** Aim of the task **
Which lines hold the string "code"? Copy every one of them.

** Input data **
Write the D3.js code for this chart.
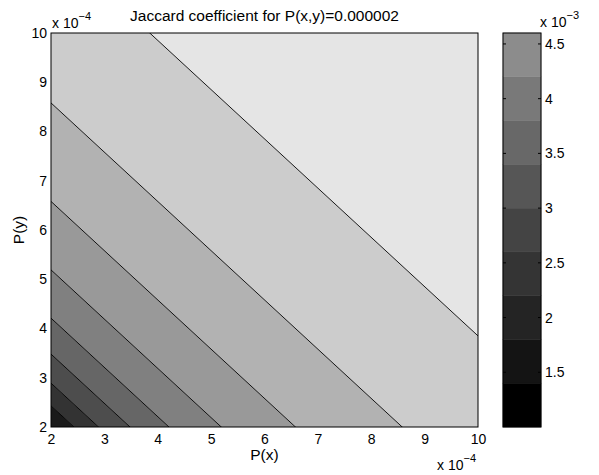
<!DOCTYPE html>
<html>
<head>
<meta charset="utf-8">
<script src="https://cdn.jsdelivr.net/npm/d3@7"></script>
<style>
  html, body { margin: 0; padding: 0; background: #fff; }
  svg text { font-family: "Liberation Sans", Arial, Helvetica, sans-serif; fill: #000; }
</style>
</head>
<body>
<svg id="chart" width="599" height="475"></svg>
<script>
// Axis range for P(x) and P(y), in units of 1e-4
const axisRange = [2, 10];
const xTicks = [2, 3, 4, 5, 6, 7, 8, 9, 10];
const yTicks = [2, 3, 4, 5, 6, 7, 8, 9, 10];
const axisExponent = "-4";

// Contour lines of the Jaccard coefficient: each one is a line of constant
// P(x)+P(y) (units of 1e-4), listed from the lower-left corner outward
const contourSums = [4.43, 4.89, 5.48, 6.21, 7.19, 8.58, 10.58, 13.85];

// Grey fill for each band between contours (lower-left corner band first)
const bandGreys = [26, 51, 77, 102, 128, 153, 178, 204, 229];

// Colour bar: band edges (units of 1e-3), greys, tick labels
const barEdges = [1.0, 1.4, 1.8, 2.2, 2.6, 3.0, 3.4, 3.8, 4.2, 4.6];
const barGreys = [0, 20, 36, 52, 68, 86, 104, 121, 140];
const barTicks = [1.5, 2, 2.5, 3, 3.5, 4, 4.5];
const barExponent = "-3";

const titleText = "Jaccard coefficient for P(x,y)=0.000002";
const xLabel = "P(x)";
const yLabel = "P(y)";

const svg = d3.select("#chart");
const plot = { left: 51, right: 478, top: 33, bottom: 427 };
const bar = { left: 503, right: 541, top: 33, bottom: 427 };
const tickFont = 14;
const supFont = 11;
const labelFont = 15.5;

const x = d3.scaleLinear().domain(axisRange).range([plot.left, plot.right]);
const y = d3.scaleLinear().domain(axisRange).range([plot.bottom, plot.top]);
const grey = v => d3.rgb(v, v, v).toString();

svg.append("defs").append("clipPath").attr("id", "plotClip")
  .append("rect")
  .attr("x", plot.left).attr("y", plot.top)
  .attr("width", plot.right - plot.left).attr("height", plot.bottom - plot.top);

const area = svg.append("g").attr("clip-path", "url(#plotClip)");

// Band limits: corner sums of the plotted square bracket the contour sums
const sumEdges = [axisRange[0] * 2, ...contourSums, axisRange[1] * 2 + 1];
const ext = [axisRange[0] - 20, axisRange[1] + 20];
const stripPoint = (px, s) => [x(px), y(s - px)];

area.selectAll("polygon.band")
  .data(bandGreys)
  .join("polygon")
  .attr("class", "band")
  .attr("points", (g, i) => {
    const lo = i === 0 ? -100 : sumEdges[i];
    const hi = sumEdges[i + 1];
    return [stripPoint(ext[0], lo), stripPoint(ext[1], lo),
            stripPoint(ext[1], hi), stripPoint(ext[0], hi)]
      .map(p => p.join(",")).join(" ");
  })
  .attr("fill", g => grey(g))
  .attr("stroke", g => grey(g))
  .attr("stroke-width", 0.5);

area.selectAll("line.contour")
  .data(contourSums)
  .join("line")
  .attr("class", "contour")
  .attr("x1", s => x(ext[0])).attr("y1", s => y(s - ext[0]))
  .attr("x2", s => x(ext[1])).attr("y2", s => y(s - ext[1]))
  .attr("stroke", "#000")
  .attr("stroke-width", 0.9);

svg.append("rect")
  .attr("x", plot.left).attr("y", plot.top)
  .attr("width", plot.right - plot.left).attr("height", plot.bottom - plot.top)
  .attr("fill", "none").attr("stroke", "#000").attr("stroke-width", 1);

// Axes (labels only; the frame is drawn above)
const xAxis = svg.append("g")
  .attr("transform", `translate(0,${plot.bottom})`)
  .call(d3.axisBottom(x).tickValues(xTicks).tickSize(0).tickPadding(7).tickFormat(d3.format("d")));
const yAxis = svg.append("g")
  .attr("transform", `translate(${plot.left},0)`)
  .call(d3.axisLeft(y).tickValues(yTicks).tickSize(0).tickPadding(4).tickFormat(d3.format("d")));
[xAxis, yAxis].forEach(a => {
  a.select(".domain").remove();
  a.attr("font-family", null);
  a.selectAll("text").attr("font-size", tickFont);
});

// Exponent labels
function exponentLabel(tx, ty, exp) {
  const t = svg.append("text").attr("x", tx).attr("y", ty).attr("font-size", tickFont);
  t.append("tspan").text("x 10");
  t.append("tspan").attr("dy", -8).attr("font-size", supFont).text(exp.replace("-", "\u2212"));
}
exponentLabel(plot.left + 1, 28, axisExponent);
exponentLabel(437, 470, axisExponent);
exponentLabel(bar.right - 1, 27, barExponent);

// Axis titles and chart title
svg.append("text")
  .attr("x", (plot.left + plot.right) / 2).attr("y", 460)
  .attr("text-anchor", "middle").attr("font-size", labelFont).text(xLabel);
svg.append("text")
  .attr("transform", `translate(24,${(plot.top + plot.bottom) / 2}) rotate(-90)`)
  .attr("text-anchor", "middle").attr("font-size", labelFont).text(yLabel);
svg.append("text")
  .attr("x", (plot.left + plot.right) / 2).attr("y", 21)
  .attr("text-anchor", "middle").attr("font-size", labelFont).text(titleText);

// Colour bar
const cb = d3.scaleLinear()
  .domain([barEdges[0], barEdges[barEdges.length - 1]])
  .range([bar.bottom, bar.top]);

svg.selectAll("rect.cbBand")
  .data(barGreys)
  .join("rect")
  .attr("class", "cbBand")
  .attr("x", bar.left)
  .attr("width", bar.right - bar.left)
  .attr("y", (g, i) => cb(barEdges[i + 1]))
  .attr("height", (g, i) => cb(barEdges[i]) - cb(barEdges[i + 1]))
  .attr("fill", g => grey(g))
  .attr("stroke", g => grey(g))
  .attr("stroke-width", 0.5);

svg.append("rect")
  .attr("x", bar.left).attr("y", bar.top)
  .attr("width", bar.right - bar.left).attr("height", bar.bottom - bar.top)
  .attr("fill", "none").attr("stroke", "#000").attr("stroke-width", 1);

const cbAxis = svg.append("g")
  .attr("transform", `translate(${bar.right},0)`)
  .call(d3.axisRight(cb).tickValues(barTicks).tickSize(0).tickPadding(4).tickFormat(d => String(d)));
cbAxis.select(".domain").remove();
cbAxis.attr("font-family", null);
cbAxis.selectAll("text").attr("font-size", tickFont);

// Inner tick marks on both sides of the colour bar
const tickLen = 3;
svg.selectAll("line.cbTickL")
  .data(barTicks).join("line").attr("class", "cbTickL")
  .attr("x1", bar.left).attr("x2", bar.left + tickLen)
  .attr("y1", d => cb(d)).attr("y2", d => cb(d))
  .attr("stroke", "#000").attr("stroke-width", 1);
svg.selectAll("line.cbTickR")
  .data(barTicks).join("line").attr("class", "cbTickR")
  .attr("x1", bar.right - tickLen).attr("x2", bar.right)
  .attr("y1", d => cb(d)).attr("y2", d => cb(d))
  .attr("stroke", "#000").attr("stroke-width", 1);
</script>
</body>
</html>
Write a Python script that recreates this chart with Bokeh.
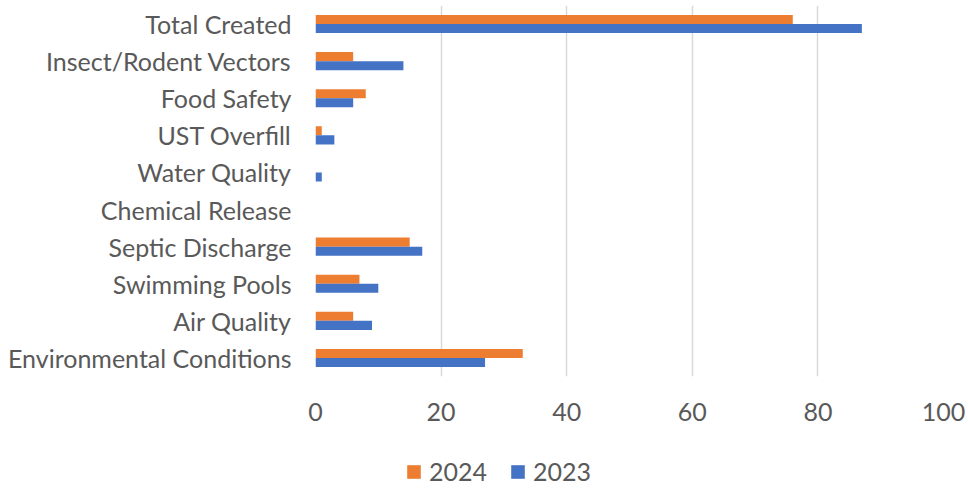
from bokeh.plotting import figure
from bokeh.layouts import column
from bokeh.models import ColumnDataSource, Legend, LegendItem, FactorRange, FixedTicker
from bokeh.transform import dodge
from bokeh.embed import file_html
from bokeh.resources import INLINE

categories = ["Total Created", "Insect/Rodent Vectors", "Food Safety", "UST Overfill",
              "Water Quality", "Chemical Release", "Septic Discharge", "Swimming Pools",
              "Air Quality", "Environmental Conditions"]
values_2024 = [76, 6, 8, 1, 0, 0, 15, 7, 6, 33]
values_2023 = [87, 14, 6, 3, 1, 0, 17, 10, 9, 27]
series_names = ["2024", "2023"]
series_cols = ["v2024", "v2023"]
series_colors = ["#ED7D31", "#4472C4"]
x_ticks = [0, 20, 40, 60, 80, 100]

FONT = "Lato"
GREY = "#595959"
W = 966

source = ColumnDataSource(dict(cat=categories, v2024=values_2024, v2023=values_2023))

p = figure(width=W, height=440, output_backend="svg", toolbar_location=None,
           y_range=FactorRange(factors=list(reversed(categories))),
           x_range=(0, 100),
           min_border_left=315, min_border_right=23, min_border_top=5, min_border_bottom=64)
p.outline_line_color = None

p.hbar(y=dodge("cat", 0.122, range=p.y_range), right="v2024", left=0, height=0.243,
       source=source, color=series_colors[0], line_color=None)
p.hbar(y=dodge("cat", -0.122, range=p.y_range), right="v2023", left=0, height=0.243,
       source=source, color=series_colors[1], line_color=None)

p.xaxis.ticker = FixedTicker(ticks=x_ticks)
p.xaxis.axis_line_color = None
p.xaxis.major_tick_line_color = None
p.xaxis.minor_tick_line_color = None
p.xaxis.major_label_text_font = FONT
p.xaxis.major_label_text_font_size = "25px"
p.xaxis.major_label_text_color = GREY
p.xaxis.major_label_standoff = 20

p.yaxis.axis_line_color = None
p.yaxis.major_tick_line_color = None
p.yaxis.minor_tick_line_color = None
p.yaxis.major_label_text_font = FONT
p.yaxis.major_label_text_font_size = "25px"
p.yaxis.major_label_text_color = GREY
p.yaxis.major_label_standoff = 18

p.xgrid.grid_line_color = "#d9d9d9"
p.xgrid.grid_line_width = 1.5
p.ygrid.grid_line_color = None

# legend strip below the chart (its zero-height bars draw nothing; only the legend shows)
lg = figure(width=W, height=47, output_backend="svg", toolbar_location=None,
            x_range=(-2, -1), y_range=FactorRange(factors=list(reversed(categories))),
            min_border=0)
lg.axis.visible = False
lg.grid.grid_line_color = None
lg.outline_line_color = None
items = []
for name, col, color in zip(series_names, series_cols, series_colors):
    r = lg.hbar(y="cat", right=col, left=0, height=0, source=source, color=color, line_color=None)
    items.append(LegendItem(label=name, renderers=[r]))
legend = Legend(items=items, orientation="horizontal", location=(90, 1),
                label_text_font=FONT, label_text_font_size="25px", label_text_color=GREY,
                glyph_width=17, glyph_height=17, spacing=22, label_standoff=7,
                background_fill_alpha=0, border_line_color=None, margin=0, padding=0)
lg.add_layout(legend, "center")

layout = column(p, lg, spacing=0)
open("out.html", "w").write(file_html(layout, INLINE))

...

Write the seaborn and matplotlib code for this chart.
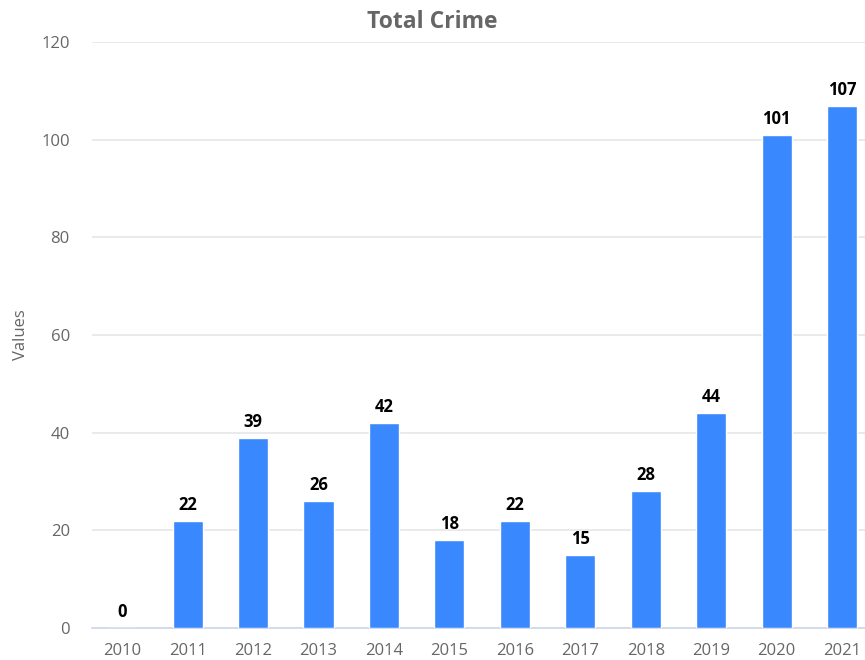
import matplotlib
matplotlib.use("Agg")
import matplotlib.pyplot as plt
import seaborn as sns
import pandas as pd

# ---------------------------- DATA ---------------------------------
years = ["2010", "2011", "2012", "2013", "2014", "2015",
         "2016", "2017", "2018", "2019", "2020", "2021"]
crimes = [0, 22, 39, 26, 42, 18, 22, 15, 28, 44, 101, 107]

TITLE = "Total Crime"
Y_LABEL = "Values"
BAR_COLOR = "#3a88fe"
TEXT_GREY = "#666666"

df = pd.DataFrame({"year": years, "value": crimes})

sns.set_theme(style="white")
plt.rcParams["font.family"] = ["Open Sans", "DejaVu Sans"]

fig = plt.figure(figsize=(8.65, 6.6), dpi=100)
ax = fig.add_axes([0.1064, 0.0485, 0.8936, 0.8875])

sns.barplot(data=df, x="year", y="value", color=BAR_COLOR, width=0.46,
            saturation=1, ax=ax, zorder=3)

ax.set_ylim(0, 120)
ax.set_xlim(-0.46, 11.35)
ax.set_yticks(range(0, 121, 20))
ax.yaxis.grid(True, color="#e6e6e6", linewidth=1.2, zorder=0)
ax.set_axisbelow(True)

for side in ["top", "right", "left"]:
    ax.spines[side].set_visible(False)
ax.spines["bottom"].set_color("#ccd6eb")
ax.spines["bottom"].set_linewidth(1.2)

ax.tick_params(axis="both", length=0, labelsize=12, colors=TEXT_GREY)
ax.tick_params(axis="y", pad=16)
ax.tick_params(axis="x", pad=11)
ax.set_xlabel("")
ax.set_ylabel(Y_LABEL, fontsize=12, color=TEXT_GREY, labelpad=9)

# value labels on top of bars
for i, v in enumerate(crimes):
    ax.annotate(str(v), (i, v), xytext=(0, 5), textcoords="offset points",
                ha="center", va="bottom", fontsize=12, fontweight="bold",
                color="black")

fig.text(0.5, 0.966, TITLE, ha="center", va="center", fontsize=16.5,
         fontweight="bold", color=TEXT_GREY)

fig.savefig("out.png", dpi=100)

** Solution to this exercise **
Write the D3.js code for this chart.
Write the seaborn and matplotlib code for this chart.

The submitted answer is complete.